[Items listed in a dataset]
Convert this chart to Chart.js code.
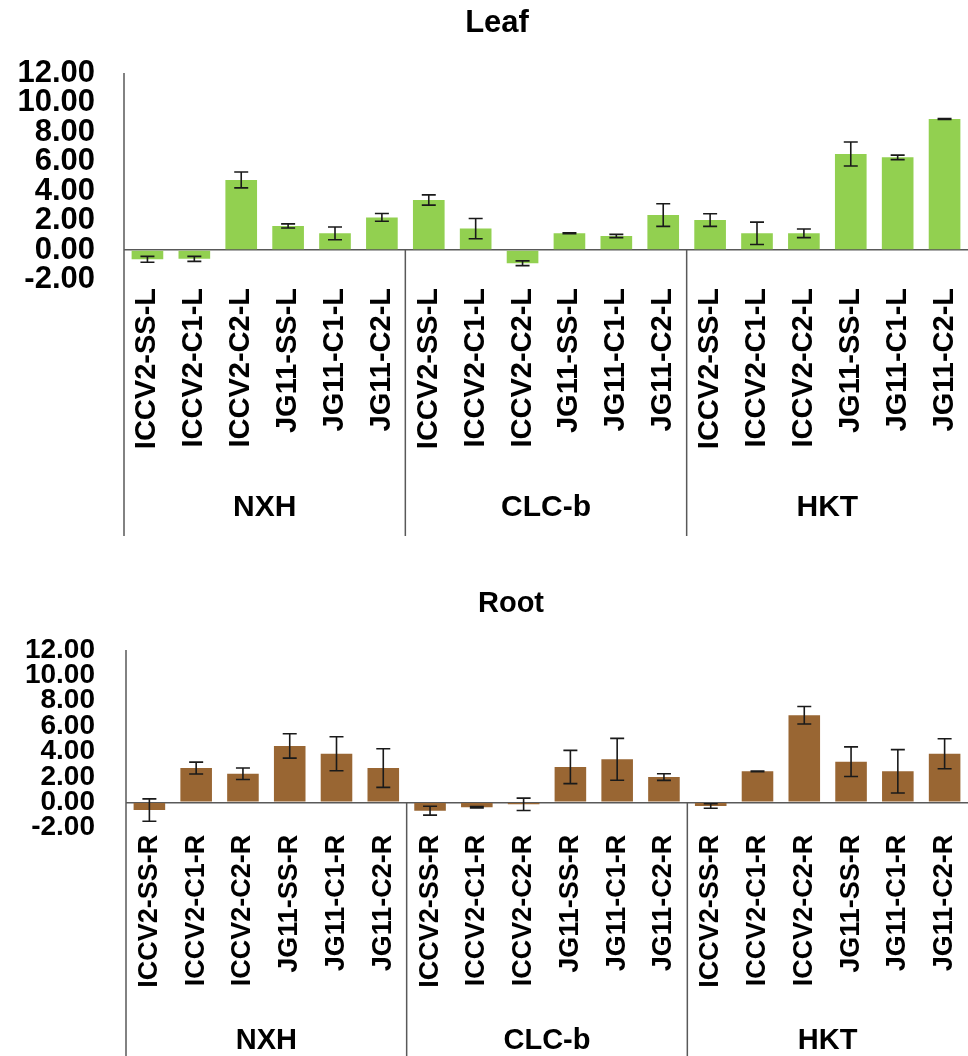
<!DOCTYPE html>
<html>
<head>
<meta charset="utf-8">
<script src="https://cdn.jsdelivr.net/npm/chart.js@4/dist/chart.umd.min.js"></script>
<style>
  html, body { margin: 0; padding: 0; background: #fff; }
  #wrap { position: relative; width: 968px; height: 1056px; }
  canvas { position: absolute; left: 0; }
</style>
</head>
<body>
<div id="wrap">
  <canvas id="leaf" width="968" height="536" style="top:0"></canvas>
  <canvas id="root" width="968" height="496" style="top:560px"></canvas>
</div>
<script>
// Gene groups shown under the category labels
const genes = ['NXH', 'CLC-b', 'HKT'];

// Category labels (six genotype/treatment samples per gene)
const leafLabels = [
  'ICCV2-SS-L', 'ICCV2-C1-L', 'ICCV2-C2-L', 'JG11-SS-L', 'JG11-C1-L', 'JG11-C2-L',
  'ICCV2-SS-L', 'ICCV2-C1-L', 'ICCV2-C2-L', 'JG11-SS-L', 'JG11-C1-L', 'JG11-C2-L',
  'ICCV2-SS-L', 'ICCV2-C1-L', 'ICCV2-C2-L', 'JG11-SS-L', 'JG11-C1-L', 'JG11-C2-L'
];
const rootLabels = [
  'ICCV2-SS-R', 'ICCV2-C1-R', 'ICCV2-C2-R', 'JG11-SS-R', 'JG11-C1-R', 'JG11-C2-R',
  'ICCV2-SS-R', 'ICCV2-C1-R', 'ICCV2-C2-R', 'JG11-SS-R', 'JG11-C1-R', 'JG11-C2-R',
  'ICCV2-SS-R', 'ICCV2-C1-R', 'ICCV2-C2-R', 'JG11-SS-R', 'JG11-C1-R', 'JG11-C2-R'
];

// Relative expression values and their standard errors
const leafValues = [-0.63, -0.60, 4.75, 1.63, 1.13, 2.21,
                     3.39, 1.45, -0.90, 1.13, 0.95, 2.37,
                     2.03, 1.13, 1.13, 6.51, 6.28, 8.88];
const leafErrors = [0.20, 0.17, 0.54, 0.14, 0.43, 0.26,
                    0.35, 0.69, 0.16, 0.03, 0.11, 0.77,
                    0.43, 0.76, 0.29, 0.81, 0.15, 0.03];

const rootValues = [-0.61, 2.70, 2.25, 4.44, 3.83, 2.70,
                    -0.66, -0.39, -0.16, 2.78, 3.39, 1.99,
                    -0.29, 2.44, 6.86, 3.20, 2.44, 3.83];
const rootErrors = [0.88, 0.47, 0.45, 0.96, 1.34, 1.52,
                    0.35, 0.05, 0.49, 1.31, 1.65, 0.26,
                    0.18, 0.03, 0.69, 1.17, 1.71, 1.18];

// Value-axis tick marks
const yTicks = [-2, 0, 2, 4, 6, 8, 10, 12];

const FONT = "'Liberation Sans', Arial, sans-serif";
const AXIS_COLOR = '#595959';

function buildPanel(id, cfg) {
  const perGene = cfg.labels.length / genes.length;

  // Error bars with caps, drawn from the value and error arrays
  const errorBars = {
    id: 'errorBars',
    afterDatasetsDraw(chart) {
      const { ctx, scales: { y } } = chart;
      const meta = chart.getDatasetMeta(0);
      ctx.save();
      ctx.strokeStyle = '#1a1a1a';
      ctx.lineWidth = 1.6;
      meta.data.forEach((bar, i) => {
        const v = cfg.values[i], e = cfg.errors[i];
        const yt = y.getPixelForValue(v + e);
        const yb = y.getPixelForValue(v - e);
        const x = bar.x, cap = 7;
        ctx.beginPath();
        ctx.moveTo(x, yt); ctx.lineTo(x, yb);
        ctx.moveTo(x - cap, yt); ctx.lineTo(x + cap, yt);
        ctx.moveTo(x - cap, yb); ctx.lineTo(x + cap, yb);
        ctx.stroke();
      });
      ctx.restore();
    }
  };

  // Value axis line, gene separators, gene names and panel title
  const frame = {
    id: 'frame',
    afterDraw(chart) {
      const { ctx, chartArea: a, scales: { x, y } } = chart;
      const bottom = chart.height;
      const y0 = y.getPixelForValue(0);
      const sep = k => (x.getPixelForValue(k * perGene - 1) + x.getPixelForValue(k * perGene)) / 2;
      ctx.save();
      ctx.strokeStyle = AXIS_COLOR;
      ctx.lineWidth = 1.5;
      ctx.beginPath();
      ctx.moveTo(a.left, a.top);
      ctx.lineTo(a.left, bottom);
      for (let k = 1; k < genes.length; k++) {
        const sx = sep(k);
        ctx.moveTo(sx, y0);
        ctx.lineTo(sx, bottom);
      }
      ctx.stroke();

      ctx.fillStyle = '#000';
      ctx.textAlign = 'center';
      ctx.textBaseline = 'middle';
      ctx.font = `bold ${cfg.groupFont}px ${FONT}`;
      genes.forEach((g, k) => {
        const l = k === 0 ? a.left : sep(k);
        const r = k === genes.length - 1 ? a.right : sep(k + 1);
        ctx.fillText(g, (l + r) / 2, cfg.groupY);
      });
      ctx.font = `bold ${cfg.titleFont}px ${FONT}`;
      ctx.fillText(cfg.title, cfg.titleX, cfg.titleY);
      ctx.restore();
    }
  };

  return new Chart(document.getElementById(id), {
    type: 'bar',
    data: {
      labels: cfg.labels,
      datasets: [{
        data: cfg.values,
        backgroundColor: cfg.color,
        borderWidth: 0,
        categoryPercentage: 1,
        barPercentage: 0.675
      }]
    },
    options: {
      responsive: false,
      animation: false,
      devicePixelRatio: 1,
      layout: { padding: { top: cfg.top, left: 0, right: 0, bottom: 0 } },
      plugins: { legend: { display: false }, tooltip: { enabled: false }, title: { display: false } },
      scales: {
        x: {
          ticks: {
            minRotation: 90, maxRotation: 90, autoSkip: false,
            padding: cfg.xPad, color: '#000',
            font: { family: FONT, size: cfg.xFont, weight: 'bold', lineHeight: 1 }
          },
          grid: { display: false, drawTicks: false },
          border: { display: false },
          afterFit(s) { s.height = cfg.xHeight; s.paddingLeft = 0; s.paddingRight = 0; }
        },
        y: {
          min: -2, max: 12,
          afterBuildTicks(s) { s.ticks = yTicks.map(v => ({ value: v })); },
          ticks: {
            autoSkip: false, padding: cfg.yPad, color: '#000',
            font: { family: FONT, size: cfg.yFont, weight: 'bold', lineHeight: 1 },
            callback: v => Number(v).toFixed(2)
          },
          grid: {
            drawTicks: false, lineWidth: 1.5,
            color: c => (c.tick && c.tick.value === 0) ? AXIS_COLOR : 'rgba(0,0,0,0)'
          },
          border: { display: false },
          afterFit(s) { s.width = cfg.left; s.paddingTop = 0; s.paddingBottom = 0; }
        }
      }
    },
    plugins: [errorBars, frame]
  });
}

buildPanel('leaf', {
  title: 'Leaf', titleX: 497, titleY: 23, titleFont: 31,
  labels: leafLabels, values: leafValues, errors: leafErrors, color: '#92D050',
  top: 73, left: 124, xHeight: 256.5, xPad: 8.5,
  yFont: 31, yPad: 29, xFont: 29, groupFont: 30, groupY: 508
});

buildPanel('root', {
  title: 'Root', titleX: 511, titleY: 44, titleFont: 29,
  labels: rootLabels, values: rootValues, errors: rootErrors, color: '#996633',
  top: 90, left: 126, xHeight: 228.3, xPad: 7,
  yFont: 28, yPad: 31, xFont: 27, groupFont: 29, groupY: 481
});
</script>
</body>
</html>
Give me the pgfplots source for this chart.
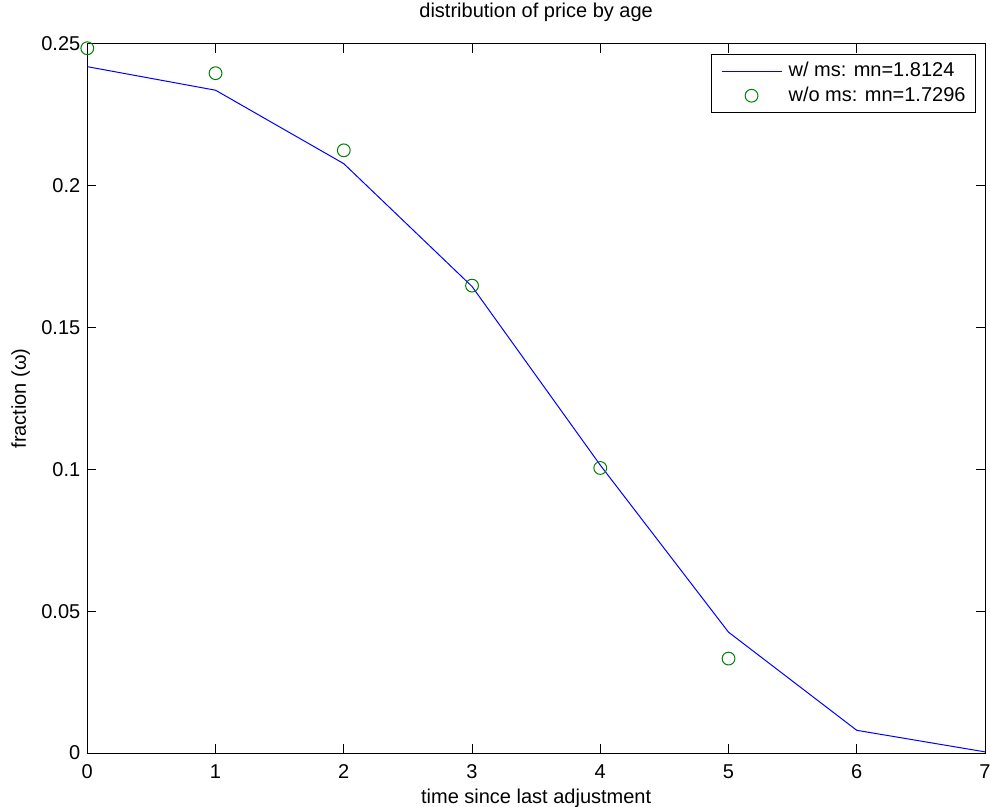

> Your goal
The material above must be printed exactly, with its pictures left out.

> Answer to the problem
Convert this chart to Chart.js code.
<!DOCTYPE html>
<html>
<head>
<meta charset="utf-8">
<script src="https://cdn.jsdelivr.net/npm/chart.js@4/dist/chart.umd.min.js"></script>
<style>
  html, body { margin: 0; padding: 0; background: #fff; }
  #wrap { position: relative; width: 968px; height: 1056px; }
  canvas { position: absolute; left: 0; }
</style>
</head>
<body>
<div id="wrap">
  <canvas id="leaf" width="968" height="536" style="top:0"></canvas>
  <canvas id="root" width="968" height="496" style="top:560px"></canvas>
</div>
<script>
// Gene groups shown under the category labels
const genes = ['NXH', 'CLC-b', 'HKT'];

// Category labels (six genotype/treatment samples per gene)
const leafLabels = [
  'ICCV2-SS-L', 'ICCV2-C1-L', 'ICCV2-C2-L', 'JG11-SS-L', 'JG11-C1-L', 'JG11-C2-L',
  'ICCV2-SS-L', 'ICCV2-C1-L', 'ICCV2-C2-L', 'JG11-SS-L', 'JG11-C1-L', 'JG11-C2-L',
  'ICCV2-SS-L', 'ICCV2-C1-L', 'ICCV2-C2-L', 'JG11-SS-L', 'JG11-C1-L', 'JG11-C2-L'
];
const rootLabels = [
  'ICCV2-SS-R', 'ICCV2-C1-R', 'ICCV2-C2-R', 'JG11-SS-R', 'JG11-C1-R', 'JG11-C2-R',
  'ICCV2-SS-R', 'ICCV2-C1-R', 'ICCV2-C2-R', 'JG11-SS-R', 'JG11-C1-R', 'JG11-C2-R',
  'ICCV2-SS-R', 'ICCV2-C1-R', 'ICCV2-C2-R', 'JG11-SS-R', 'JG11-C1-R', 'JG11-C2-R'
];

// Relative expression values and their standard errors
const leafValues = [-0.63, -0.60, 4.75, 1.63, 1.13, 2.21,
                     3.39, 1.45, -0.90, 1.13, 0.95, 2.37,
                     2.03, 1.13, 1.13, 6.51, 6.28, 8.88];
const leafErrors = [0.20, 0.17, 0.54, 0.14, 0.43, 0.26,
                    0.35, 0.69, 0.16, 0.03, 0.11, 0.77,
                    0.43, 0.76, 0.29, 0.81, 0.15, 0.03];

const rootValues = [-0.61, 2.70, 2.25, 4.44, 3.83, 2.70,
                    -0.66, -0.39, -0.16, 2.78, 3.39, 1.99,
                    -0.29, 2.44, 6.86, 3.20, 2.44, 3.83];
const rootErrors = [0.88, 0.47, 0.45, 0.96, 1.34, 1.52,
                    0.35, 0.05, 0.49, 1.31, 1.65, 0.26,
                    0.18, 0.03, 0.69, 1.17, 1.71, 1.18];

// Value-axis tick marks
const yTicks = [-2, 0, 2, 4, 6, 8, 10, 12];

const FONT = "'Liberation Sans', Arial, sans-serif";
const AXIS_COLOR = '#595959';

function buildPanel(id, cfg) {
  const perGene = cfg.labels.length / genes.length;

  // Error bars with caps, drawn from the value and error arrays
  const errorBars = {
    id: 'errorBars',
    afterDatasetsDraw(chart) {
      const { ctx, scales: { y } } = chart;
      const meta = chart.getDatasetMeta(0);
      ctx.save();
      ctx.strokeStyle = '#1a1a1a';
      ctx.lineWidth = 1.6;
      meta.data.forEach((bar, i) => {
        const v = cfg.values[i], e = cfg.errors[i];
        const yt = y.getPixelForValue(v + e);
        const yb = y.getPixelForValue(v - e);
        const x = bar.x, cap = 7;
        ctx.beginPath();
        ctx.moveTo(x, yt); ctx.lineTo(x, yb);
        ctx.moveTo(x - cap, yt); ctx.lineTo(x + cap, yt);
        ctx.moveTo(x - cap, yb); ctx.lineTo(x + cap, yb);
        ctx.stroke();
      });
      ctx.restore();
    }
  };

  // Value axis line, gene separators, gene names and panel title
  const frame = {
    id: 'frame',
    afterDraw(chart) {
      const { ctx, chartArea: a, scales: { x, y } } = chart;
      const bottom = chart.height;
      const y0 = y.getPixelForValue(0);
      const sep = k => (x.getPixelForValue(k * perGene - 1) + x.getPixelForValue(k * perGene)) / 2;
      ctx.save();
      ctx.strokeStyle = AXIS_COLOR;
      ctx.lineWidth = 1.5;
      ctx.beginPath();
      ctx.moveTo(a.left, a.top);
      ctx.lineTo(a.left, bottom);
      for (let k = 1; k < genes.length; k++) {
        const sx = sep(k);
        ctx.moveTo(sx, y0);
        ctx.lineTo(sx, bottom);
      }
      ctx.stroke();

      ctx.fillStyle = '#000';
      ctx.textAlign = 'center';
      ctx.textBaseline = 'middle';
      ctx.font = `bold ${cfg.groupFont}px ${FONT}`;
      genes.forEach((g, k) => {
        const l = k === 0 ? a.left : sep(k);
        const r = k === genes.length - 1 ? a.right : sep(k + 1);
        ctx.fillText(g, (l + r) / 2, cfg.groupY);
      });
      ctx.font = `bold ${cfg.titleFont}px ${FONT}`;
      ctx.fillText(cfg.title, cfg.titleX, cfg.titleY);
      ctx.restore();
    }
  };

  return new Chart(document.getElementById(id), {
    type: 'bar',
    data: {
      labels: cfg.labels,
      datasets: [{
        data: cfg.values,
        backgroundColor: cfg.color,
        borderWidth: 0,
        categoryPercentage: 1,
        barPercentage: 0.675
      }]
    },
    options: {
      responsive: false,
      animation: false,
      devicePixelRatio: 1,
      layout: { padding: { top: cfg.top, left: 0, right: 0, bottom: 0 } },
      plugins: { legend: { display: false }, tooltip: { enabled: false }, title: { display: false } },
      scales: {
        x: {
          ticks: {
            minRotation: 90, maxRotation: 90, autoSkip: false,
            padding: cfg.xPad, color: '#000',
            font: { family: FONT, size: cfg.xFont, weight: 'bold', lineHeight: 1 }
          },
          grid: { display: false, drawTicks: false },
          border: { display: false },
          afterFit(s) { s.height = cfg.xHeight; s.paddingLeft = 0; s.paddingRight = 0; }
        },
        y: {
          min: -2, max: 12,
          afterBuildTicks(s) { s.ticks = yTicks.map(v => ({ value: v })); },
          ticks: {
            autoSkip: false, padding: cfg.yPad, color: '#000',
            font: { family: FONT, size: cfg.yFont, weight: 'bold', lineHeight: 1 },
            callback: v => Number(v).toFixed(2)
          },
          grid: {
            drawTicks: false, lineWidth: 1.5,
            color: c => (c.tick && c.tick.value === 0) ? AXIS_COLOR : 'rgba(0,0,0,0)'
          },
          border: { display: false },
          afterFit(s) { s.width = cfg.left; s.paddingTop = 0; s.paddingBottom = 0; }
        }
      }
    },
    plugins: [errorBars, frame]
  });
}

buildPanel('leaf', {
  title: 'Leaf', titleX: 497, titleY: 23, titleFont: 31,
  labels: leafLabels, values: leafValues, errors: leafErrors, color: '#92D050',
  top: 73, left: 124, xHeight: 256.5, xPad: 8.5,
  yFont: 31, yPad: 29, xFont: 29, groupFont: 30, groupY: 508
});

buildPanel('root', {
  title: 'Root', titleX: 511, titleY: 44, titleFont: 29,
  labels: rootLabels, values: rootValues, errors: rootErrors, color: '#996633',
  top: 90, left: 126, xHeight: 228.3, xPad: 7,
  yFont: 28, yPad: 31, xFont: 27, groupFont: 29, groupY: 481
});
</script>
</body>
</html>
Give me the pgfplots source for this chart.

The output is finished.